April, 2012; $9.99 Paperback

Reviewed by Rick Hipson 

Welcome to the strange, eclectic world of Mr. John F.D. Taff. His debut publication stitches together 19 tales representing his literary work to date, held together beneath the spooky, gorgeous cover by artist Diego Candis.  The stories inside are kept short enough to ensure readers can dig through at least a couple before the swirling images of John’s nightmare landscape give way to their own disjointed dreams.  And while you can’t please everyone, as the author admits in his personal notes concluding the stories – a welcome bonus, I might add – the sum of this collection ought to please most who dare enter its formidable world.

Twenty years in the making, Little Deaths opens with the author’s ode to classic monster movies with Bolt, a darkly humoured ditty about the perils of a man who collects everything except the sense to know when to let dead things rest, even if the dead thing happens to be his significant other.  Often poetic, Taff infuses his craft with an obvious flare for the macabre.  You’re not going to find any hack ’em slasher tales here that rely on shock and gore alone.  Prepare to come face to face with a brooding, permeating fear, the kind of living thing that crawls from the pages and burrows deep into your subconscious where it festers long after the lights go out.  The little deaths compiled here celebrate a much more intimate look into our collective dark hearts than anything else you might find waiting  beneath your bed.

While most of the tales tend to have at least some form of supernatural element, certain selections like one of my personal favorites, Box of Rocks, rely on the malevolent side of man’s own deed.  The author proves that as effortlessly as fear transcends all borders, so, too, does John’s writing style stretch beyond the boundaries of any singular arena that might otherwise restrain his unchained muse.  With stories like Snapback or The Mellified Man (another personal favorite) it’s easy to say well, that’s sci-fi or that’s horror, but more often than not the only common string connecting each tale, other than the poignancy of the environments in which they’re created in, is that they don’t exist in worlds where happy endings have any chance of survival.

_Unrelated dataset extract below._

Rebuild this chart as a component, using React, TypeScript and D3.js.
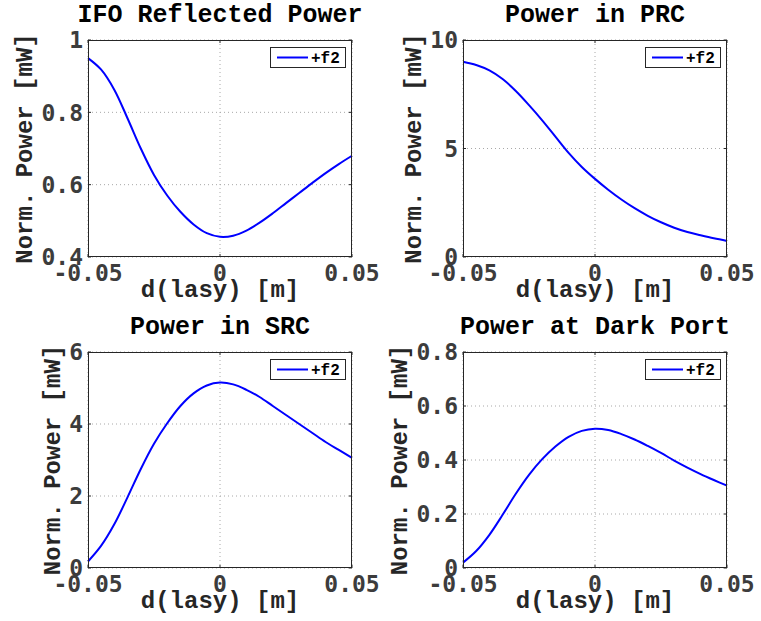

The only aspect of Little Deaths that I found to put some distance between me and its characters is that with many of the stories showcased here, the terrible fate and atrocities surrounding the protagonists often comes across as a bit too… accepted, even embraced as was the case with stories like In Men, Black and The Water Bearer.  To be fair, this hardly rendered the fate of these characters any less tragic, but I’ve always preferred my victims fighting against whatever opposition they face as if their lives depended on it, as if the thought of being transformed beyond their will was a thing of absolute terror rather than an anticipated, unavoidable end.  Then again, maybe the greatest fear of all is knowing that each of us has a little death waiting just around the corner whether we recognize its face or not; a haunting reality that John F.D. Taff captures with razor sharp effect, ultimately making Little Deaths a definite must read for the fear connoisseurs among us.